● **WHAT NEEDS TO BE DONE**
Retype the material below. Keep every word exactly as it is.

'''

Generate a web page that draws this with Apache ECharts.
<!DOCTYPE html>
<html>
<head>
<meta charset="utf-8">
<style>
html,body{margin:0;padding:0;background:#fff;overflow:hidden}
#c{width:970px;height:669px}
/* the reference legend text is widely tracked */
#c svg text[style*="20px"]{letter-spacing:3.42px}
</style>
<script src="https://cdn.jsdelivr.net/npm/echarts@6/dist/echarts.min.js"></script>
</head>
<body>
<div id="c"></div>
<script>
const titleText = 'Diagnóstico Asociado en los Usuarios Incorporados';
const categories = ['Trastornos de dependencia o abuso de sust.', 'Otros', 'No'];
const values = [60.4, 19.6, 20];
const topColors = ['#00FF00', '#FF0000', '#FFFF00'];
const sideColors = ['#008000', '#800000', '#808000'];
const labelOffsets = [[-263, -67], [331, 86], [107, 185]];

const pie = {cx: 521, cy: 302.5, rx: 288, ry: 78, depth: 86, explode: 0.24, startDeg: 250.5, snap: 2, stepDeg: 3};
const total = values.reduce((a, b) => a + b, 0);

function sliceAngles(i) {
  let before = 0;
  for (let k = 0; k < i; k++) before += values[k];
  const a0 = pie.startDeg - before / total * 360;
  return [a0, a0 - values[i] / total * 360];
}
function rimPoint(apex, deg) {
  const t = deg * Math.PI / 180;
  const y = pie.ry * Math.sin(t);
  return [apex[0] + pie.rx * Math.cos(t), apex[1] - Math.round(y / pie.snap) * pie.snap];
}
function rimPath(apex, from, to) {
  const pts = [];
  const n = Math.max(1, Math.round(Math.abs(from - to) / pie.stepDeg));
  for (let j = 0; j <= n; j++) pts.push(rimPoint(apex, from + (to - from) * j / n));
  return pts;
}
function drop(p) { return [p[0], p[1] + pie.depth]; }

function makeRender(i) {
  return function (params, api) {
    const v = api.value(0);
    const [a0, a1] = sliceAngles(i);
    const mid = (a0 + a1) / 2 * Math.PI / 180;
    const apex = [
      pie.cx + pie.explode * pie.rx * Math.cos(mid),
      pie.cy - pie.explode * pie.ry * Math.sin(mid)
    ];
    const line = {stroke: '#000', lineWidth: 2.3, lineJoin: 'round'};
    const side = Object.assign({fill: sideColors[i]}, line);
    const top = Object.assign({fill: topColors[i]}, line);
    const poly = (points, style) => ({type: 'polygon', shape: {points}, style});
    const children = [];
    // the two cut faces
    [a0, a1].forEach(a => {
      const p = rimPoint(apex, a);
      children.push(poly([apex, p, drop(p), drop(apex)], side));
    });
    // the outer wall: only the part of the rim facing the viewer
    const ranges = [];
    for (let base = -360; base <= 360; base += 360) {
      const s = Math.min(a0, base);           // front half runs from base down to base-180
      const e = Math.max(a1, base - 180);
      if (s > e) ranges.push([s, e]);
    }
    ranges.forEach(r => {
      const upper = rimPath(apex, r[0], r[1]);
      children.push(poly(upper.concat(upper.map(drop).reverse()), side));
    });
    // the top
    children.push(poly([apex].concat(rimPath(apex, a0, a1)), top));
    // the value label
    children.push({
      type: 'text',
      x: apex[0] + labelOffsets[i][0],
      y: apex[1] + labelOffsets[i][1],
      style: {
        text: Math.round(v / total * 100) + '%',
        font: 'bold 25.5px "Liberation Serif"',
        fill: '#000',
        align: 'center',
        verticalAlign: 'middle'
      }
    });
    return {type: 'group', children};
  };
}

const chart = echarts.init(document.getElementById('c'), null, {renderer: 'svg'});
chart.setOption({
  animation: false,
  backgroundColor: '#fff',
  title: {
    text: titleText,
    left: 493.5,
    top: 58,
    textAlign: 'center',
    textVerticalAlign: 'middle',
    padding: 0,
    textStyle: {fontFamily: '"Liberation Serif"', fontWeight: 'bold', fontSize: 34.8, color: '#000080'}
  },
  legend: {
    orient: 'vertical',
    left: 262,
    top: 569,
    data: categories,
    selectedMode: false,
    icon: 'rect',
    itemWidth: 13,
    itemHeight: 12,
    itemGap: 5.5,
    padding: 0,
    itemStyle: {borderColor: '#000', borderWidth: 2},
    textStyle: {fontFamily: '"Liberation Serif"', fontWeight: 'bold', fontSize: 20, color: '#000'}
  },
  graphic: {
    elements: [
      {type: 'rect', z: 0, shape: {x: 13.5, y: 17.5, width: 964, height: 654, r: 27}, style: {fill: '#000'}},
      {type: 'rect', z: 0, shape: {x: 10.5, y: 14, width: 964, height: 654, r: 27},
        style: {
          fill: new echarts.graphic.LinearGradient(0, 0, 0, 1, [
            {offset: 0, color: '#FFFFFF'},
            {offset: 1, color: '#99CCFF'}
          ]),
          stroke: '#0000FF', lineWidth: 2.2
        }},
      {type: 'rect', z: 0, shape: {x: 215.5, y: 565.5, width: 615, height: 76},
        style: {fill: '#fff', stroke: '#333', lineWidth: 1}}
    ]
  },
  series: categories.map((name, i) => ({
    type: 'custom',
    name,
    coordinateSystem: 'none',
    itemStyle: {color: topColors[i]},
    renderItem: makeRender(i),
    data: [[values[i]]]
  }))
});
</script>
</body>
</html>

'''

● **REPLY TO THE EXERCISE**
Generate a web page that draws this with Apache ECharts.
<!DOCTYPE html>
<html>
<head>
<meta charset="utf-8">
<style>
html,body{margin:0;padding:0;background:#fff;overflow:hidden}
#c{width:970px;height:669px}
/* the reference legend text is widely tracked */
#c svg text[style*="20px"]{letter-spacing:3.42px}
</style>
<script src="https://cdn.jsdelivr.net/npm/echarts@6/dist/echarts.min.js"></script>
</head>
<body>
<div id="c"></div>
<script>
const titleText = 'Diagnóstico Asociado en los Usuarios Incorporados';
const categories = ['Trastornos de dependencia o abuso de sust.', 'Otros', 'No'];
const values = [60.4, 19.6, 20];
const topColors = ['#00FF00', '#FF0000', '#FFFF00'];
const sideColors = ['#008000', '#800000', '#808000'];
const labelOffsets = [[-263, -67], [331, 86], [107, 185]];

const pie = {cx: 521, cy: 302.5, rx: 288, ry: 78, depth: 86, explode: 0.24, startDeg: 250.5, snap: 2, stepDeg: 3};
const total = values.reduce((a, b) => a + b, 0);

function sliceAngles(i) {
  let before = 0;
  for (let k = 0; k < i; k++) before += values[k];
  const a0 = pie.startDeg - before / total * 360;
  return [a0, a0 - values[i] / total * 360];
}
function rimPoint(apex, deg) {
  const t = deg * Math.PI / 180;
  const y = pie.ry * Math.sin(t);
  return [apex[0] + pie.rx * Math.cos(t), apex[1] - Math.round(y / pie.snap) * pie.snap];
}
function rimPath(apex, from, to) {
  const pts = [];
  const n = Math.max(1, Math.round(Math.abs(from - to) / pie.stepDeg));
  for (let j = 0; j <= n; j++) pts.push(rimPoint(apex, from + (to - from) * j / n));
  return pts;
}
function drop(p) { return [p[0], p[1] + pie.depth]; }

function makeRender(i) {
  return function (params, api) {
    const v = api.value(0);
    const [a0, a1] = sliceAngles(i);
    const mid = (a0 + a1) / 2 * Math.PI / 180;
    const apex = [
      pie.cx + pie.explode * pie.rx * Math.cos(mid),
      pie.cy - pie.explode * pie.ry * Math.sin(mid)
    ];
    const line = {stroke: '#000', lineWidth: 2.3, lineJoin: 'round'};
    const side = Object.assign({fill: sideColors[i]}, line);
    const top = Object.assign({fill: topColors[i]}, line);
    const poly = (points, style) => ({type: 'polygon', shape: {points}, style});
    const children = [];
    // the two cut faces
    [a0, a1].forEach(a => {
      const p = rimPoint(apex, a);
      children.push(poly([apex, p, drop(p), drop(apex)], side));
    });
    // the outer wall: only the part of the rim facing the viewer
    const ranges = [];
    for (let base = -360; base <= 360; base += 360) {
      const s = Math.min(a0, base);           // front half runs from base down to base-180
      const e = Math.max(a1, base - 180);
      if (s > e) ranges.push([s, e]);
    }
    ranges.forEach(r => {
      const upper = rimPath(apex, r[0], r[1]);
      children.push(poly(upper.concat(upper.map(drop).reverse()), side));
    });
    // the top
    children.push(poly([apex].concat(rimPath(apex, a0, a1)), top));
    // the value label
    children.push({
      type: 'text',
      x: apex[0] + labelOffsets[i][0],
      y: apex[1] + labelOffsets[i][1],
      style: {
        text: Math.round(v / total * 100) + '%',
        font: 'bold 25.5px "Liberation Serif"',
        fill: '#000',
        align: 'center',
        verticalAlign: 'middle'
      }
    });
    return {type: 'group', children};
  };
}

const chart = echarts.init(document.getElementById('c'), null, {renderer: 'svg'});
chart.setOption({
  animation: false,
  backgroundColor: '#fff',
  title: {
    text: titleText,
    left: 493.5,
    top: 58,
    textAlign: 'center',
    textVerticalAlign: 'middle',
    padding: 0,
    textStyle: {fontFamily: '"Liberation Serif"', fontWeight: 'bold', fontSize: 34.8, color: '#000080'}
  },
  legend: {
    orient: 'vertical',
    left: 262,
    top: 569,
    data: categories,
    selectedMode: false,
    icon: 'rect',
    itemWidth: 13,
    itemHeight: 12,
    itemGap: 5.5,
    padding: 0,
    itemStyle: {borderColor: '#000', borderWidth: 2},
    textStyle: {fontFamily: '"Liberation Serif"', fontWeight: 'bold', fontSize: 20, color: '#000'}
  },
  graphic: {
    elements: [
      {type: 'rect', z: 0, shape: {x: 13.5, y: 17.5, width: 964, height: 654, r: 27}, style: {fill: '#000'}},
      {type: 'rect', z: 0, shape: {x: 10.5, y: 14, width: 964, height: 654, r: 27},
        style: {
          fill: new echarts.graphic.LinearGradient(0, 0, 0, 1, [
            {offset: 0, color: '#FFFFFF'},
            {offset: 1, color: '#99CCFF'}
          ]),
          stroke: '#0000FF', lineWidth: 2.2
        }},
      {type: 'rect', z: 0, shape: {x: 215.5, y: 565.5, width: 615, height: 76},
        style: {fill: '#fff', stroke: '#333', lineWidth: 1}}
    ]
  },
  series: categories.map((name, i) => ({
    type: 'custom',
    name,
    coordinateSystem: 'none',
    itemStyle: {color: topColors[i]},
    renderItem: makeRender(i),
    data: [[values[i]]]
  }))
});
</script>
</body>
</html>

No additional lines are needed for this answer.